The following is a step-by-step breakdown of how the gradient boosting process works.
Initialization: Starts by using a training set to establish a foundation with a base learner model, often a decision tree, whose initial predictions are randomly generated. Typically, the decision tree will only contain a handful of leaf nodes or terminal nodes. Often chosen due to their interpretability, these weak or base learners serve as an optimal starting point. This initial setup paves the way for subsequent iterations to build upon.
Calculating residuals: For each training example, calculate the residual error by subtracting the predicted value from the actual value. This step identifies areas where the model's predictions need improvement.
Refining with regularization: Post residual calculation and preceding the training of a new model, the process of regularization takes place.

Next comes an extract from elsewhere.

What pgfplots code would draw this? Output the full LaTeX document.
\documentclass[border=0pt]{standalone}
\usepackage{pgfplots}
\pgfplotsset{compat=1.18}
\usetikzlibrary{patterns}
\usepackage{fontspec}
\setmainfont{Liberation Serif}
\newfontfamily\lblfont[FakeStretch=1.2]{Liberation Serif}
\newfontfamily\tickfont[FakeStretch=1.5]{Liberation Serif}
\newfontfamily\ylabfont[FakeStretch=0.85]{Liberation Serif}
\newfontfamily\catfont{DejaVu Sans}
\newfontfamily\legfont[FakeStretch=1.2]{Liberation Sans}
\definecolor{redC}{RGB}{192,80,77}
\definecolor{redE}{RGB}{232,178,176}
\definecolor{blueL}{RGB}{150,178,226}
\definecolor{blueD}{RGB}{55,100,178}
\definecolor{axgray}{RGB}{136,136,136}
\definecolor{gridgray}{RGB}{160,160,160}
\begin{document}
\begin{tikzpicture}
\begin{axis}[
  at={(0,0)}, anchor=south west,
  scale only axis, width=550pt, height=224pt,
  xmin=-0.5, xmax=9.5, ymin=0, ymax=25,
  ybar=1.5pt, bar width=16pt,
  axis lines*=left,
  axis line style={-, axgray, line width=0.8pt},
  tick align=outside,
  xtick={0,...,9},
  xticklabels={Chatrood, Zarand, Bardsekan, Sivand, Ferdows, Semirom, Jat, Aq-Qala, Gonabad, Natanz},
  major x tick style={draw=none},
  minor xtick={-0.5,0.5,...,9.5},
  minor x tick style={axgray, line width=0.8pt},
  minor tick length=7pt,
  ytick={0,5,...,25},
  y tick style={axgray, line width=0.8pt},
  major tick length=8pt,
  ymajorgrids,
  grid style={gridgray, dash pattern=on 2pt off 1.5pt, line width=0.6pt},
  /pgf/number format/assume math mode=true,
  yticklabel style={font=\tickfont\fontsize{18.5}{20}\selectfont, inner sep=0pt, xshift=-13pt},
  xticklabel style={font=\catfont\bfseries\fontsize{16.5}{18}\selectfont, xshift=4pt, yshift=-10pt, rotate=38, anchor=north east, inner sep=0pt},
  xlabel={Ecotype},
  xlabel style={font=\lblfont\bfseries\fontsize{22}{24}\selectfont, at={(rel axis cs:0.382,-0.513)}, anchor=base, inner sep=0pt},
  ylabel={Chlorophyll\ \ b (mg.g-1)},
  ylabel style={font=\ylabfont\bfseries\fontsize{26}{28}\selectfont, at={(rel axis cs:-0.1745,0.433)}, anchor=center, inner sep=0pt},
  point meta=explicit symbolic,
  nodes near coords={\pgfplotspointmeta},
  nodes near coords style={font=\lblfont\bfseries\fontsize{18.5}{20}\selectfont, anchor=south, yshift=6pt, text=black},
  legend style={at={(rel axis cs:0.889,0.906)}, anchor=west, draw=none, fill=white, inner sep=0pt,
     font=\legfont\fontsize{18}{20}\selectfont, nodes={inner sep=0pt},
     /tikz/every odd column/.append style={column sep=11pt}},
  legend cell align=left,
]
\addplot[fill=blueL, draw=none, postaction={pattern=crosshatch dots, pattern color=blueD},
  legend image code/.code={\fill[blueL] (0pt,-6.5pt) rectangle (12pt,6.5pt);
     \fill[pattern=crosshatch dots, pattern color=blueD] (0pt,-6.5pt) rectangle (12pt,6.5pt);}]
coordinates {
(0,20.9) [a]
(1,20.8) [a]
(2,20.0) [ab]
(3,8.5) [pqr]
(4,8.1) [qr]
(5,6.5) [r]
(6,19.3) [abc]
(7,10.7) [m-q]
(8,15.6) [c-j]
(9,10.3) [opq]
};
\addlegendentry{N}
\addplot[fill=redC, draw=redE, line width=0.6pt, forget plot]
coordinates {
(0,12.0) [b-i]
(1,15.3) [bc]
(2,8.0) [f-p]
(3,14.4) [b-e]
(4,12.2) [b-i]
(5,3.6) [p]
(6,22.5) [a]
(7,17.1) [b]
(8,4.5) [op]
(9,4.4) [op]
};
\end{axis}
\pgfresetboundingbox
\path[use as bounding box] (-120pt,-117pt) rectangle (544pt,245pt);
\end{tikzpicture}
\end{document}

This stage involves downscaling the influence of each new weak learner integrated into the ensemble. By carefully calibrating this scale, one can govern how swiftly the boosting algorithm advances, thereby aiding in overfitting prevention and overall performance optimization.

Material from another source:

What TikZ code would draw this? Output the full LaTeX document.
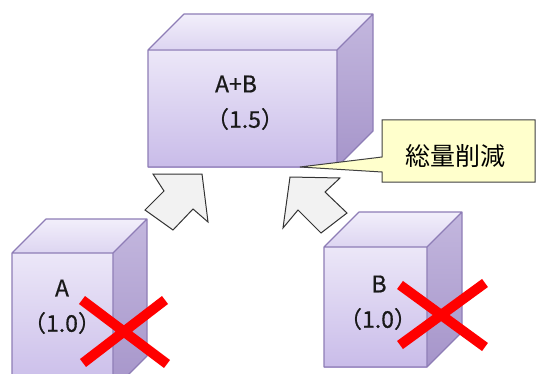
\documentclass[tikz,border=0pt]{standalone}
\usepackage{fontspec}
\setmainfont{Noto Sans CJK JP}
\newfontfamily\lblfont{Noto Sans CJK JP}[FakeBold=0.6]
\definecolor{ftop}{HTML}{ECE7F8}
\definecolor{fbot}{HTML}{C9BCE9}
\definecolor{ttop}{HTML}{F2EFFB}
\definecolor{tbot}{HTML}{DDD5F1}
\definecolor{stop}{HTML}{C3B7DE}
\definecolor{sbot}{HTML}{A695CA}
\definecolor{cedge}{HTML}{8E7DB6}
\definecolor{callfill}{HTML}{FFFFCC}
\definecolor{arrfill}{HTML}{F2F2F2}
\newcommand\mycube[5]{%
  \shade[top color=ttop,bottom color=tbot] ({#1},{#2}) -- ({#1+#5},{#2-#5}) -- ({#3+#5},{#2-#5}) -- ({#3},{#2}) -- cycle;
  \shade[top color=stop,bottom color=sbot] ({#3},{#2}) -- ({#3+#5},{#2-#5}) -- ({#3+#5},{#4-#5}) -- ({#3},{#4}) -- cycle;
  \shade[top color=ftop,bottom color=fbot] ({#1},{#2}) rectangle ({#3},{#4});
  \draw[cubeline] ({#1},{#2}) -- ({#1+#5},{#2-#5}) -- ({#3+#5},{#2-#5}) -- ({#3+#5},{#4-#5}) -- ({#3},{#4}) -- ({#1},{#4}) -- cycle
     ({#1},{#2}) -- ({#3},{#2}) -- ({#3+#5},{#2-#5}) ({#3},{#2}) -- ({#3},{#4});
}
\begin{document}
\begin{tikzpicture}[x=1pt,y=-1pt,
  cubeline/.style={draw=cedge,line width=1.2pt,line join=round},
  lbl/.style={inner sep=0pt,font=\lblfont\fontsize{23}{27}\selectfont,text=black!90},
  cross/.style={draw=red,line width=10pt},
  blockarrow/.style={fill=arrfill,draw=black!80,line width=1pt,line join=miter},
  callout/.style={fill=callfill,draw=black!75,line width=1pt}]
\path[use as bounding box] (0,0) rectangle (537,374);
\clip (0,0) rectangle (537,374);
% cubes
\mycube{148}{50}{337}{167}{36}
\mycube{12}{253}{113}{390}{34}
\mycube{324}{247}{427}{367}{35}
% labels
\node[lbl] (ab) at (236,84) {A+B};
\node[lbl] (ab2) at (245,119) {（1.5）};
\node[lbl] (a) at (62,288) {A};
\node[lbl] (a2) at (62,323) {（1.0）};
\node[lbl] (b) at (379,284) {B};
\node[lbl] (b2) at (378,319) {（1.0）};
% crosses
\coordinate (xa1) at (82,300); \coordinate (xa2) at (167,364);
\coordinate (xa3) at (165,300); \coordinate (xa4) at (83,363);
\draw[cross] (xa1) -- (xa2) (xa3) -- (xa4);
\coordinate (xb1) at (400,285); \coordinate (xb2) at (485,347);
\coordinate (xb3) at (485,283); \coordinate (xb4) at (400,345);
\draw[cross] (xb1) -- (xb2) (xb3) -- (xb4);
% block arrows
\draw[blockarrow] (202,174) -- (153,174) -- (164,191) -- (145,210) -- (173,230) -- (193,209) -- (208,222) -- cycle;
\draw[blockarrow] (290,177) -- (340,178) -- (325,192) -- (347,213) -- (321,233) -- (298,210) -- (283,228) -- cycle;
% callout
\coordinate (tip) at (300,167);
\draw[callout] (382,120) -- (535,120) -- (535,182) -- (382,182) -- (382,172) -- (tip) -- (382,157) -- cycle;
\node[inner sep=0pt,font=\fontsize{25}{28}\selectfont] (cl) at (455,156) {総量削減};
\end{tikzpicture}
\end{document}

Training the next model: Use the residual errors calculated in the previous step as targets and train a new model or weak learner to predict them accurately. This step's focus is on correcting the mistakes made by the previous models, refining the overall prediction.
Ensemble updates: In this stage, the performance of the updated ensemble (including the newly trained model) is typically evaluated by using a separate test set. If the performance on this holdout dataset is satisfactory, the ensemble can be updated by incorporating the new weak learner; otherwise, adjustments might be necessary to the hyperparameters.
Repetition: Repeat the previously presented steps as necessary. Each iteration builds upon and refines the base model through the training of new trees, further improving the model's accuracy. If the ensemble update and final model is satisfactory compared to the baseline model based on accuracy, then move to the next step.
Stopping criteria: Stop the boosting process when a predetermined stopping criterion is met, such as a maximum number of iterations, target accuracy or diminishing returns. This step helps ensure that the model’s final prediction achieves the expected balance between complexity and performance.